Truckers Unhappy with 'Big Brother' Regs

 

In 2012, the Moving Ahead for Progress in the 21st Century Act was signed by President Obama. Better known as MAP-21, it was primarily a funding bill for bike and walking trails, open-road tolling, and environmental review processes. However, it also contained the Electronic Logging Device (ELD) rule. This rule mandated that all operators that are required to keep track of their time behind the wheel each day would need to use a small, flash drive-like device that synchronizes with the vehicle’s engine to record driving times.

This device ensures that operators are not on the road beyond the federally-mandated 14-hour limit, during which they can only be driving for 11. In the past, drivers could keep a log with pen and paper for police to check.
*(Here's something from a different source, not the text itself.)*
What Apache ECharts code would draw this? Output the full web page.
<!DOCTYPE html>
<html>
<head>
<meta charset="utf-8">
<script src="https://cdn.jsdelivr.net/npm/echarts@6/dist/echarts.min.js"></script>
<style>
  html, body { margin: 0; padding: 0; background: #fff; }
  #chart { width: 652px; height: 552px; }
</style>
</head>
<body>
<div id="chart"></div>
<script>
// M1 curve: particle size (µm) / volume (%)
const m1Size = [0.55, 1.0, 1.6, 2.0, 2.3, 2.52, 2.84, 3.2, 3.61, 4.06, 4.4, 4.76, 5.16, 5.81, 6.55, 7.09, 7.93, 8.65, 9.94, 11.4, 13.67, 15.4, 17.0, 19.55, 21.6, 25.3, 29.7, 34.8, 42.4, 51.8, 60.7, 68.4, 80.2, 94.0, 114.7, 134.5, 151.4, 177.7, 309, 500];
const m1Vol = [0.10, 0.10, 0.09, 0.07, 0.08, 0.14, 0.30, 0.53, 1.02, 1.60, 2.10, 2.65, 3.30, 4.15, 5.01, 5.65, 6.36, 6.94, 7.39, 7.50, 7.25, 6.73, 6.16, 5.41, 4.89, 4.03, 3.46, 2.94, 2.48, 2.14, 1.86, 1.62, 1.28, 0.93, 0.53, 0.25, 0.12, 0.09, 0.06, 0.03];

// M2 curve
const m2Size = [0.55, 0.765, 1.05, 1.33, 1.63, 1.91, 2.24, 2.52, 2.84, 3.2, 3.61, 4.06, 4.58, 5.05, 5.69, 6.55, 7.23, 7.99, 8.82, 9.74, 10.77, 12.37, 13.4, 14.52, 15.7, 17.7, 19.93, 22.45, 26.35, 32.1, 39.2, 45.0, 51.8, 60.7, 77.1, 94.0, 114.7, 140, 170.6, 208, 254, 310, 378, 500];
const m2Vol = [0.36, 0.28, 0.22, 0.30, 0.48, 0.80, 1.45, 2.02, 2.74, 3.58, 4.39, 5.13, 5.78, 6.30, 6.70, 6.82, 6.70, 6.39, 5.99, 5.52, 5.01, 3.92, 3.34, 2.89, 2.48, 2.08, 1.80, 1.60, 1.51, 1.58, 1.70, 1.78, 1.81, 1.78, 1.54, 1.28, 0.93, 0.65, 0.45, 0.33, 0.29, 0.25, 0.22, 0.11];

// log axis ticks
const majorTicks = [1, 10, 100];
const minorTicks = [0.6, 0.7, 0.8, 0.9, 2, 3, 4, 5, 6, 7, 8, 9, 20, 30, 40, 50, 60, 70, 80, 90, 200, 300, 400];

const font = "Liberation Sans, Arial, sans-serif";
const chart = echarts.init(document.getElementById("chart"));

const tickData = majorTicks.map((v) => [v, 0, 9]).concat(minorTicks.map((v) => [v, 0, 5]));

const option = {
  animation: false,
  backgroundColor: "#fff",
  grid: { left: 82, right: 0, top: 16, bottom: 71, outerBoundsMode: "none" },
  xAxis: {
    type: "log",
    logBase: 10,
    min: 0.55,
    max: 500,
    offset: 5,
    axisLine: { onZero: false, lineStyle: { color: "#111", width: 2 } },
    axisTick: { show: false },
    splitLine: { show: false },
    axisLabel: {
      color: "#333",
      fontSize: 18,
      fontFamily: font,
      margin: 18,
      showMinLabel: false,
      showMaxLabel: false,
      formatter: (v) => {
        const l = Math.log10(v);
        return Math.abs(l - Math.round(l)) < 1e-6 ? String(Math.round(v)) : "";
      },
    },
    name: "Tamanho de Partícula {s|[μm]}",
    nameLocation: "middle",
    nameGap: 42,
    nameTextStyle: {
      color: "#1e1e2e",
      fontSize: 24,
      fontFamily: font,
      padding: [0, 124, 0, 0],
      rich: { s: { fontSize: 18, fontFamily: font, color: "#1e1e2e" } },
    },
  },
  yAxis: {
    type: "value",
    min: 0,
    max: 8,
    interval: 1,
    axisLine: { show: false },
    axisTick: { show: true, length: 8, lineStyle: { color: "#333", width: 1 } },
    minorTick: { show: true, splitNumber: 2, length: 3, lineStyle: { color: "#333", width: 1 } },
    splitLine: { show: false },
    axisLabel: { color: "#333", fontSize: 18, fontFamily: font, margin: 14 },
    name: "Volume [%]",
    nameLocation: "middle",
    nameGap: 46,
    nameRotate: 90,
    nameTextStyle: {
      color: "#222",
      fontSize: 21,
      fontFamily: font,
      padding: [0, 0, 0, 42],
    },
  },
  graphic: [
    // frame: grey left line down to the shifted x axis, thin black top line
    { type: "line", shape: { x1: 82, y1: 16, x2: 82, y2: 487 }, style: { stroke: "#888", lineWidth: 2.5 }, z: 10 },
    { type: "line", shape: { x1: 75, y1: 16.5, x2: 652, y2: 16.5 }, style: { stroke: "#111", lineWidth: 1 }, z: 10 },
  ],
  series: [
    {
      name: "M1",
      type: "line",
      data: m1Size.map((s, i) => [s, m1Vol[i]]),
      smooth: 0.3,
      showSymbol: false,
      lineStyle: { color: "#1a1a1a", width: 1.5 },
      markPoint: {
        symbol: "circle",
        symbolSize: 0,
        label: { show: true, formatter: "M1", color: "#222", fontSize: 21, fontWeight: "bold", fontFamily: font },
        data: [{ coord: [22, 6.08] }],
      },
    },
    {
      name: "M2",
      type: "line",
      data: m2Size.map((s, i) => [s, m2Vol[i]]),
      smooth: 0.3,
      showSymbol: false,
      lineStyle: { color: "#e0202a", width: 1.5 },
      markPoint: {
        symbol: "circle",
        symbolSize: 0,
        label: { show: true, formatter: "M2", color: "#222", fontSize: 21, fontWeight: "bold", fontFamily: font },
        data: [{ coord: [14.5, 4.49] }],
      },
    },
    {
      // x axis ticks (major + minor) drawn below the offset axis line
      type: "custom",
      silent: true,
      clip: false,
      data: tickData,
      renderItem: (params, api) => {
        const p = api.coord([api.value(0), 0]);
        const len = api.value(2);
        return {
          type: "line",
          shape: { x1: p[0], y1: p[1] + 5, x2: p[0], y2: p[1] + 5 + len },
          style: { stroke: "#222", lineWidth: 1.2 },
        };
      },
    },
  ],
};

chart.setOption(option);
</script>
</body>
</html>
Obviously, that led to some loose bookkeeping that the ELD negates. The implementation of the rule was scheduled for last December, but due to technical difficulties with the devices, that timeline was pushed forward to April 2018.

The main thought driving Hours of Service laws, which have been in effect since 1934, is safety. However, truckers argue that the laws are flawed because they don’t account for delays stemming from the weather, traffic conditions, or the downtime associated with unloading and loading. So, while large trucking companies tend to endorse the laws, smaller independent truckers who are easily replaced, oppose them due to the negative impacts these regulations can have on keeping customers happy.

There’s also debate surrounding the devices themselves. In particular, the fact that manufacturers can self-certify their devices had led many truckers to question their reliability. This skepticism is supported by the fact that some devices have been found incompatible with certain trucks and law enforcement reading devices. These glitches are what prompted the law’s delay.

Frustration has also led to the creation of the #ELDorMe movement, as many drivers would rather quit than be managed by an electronic device. This reaction couldn’t come at a worse time for those who depend on semis to deliver raw materials and ship finished orders, as the American Trucking Association estimates that the industry currently has a shortfall of more than 50,000 drivers.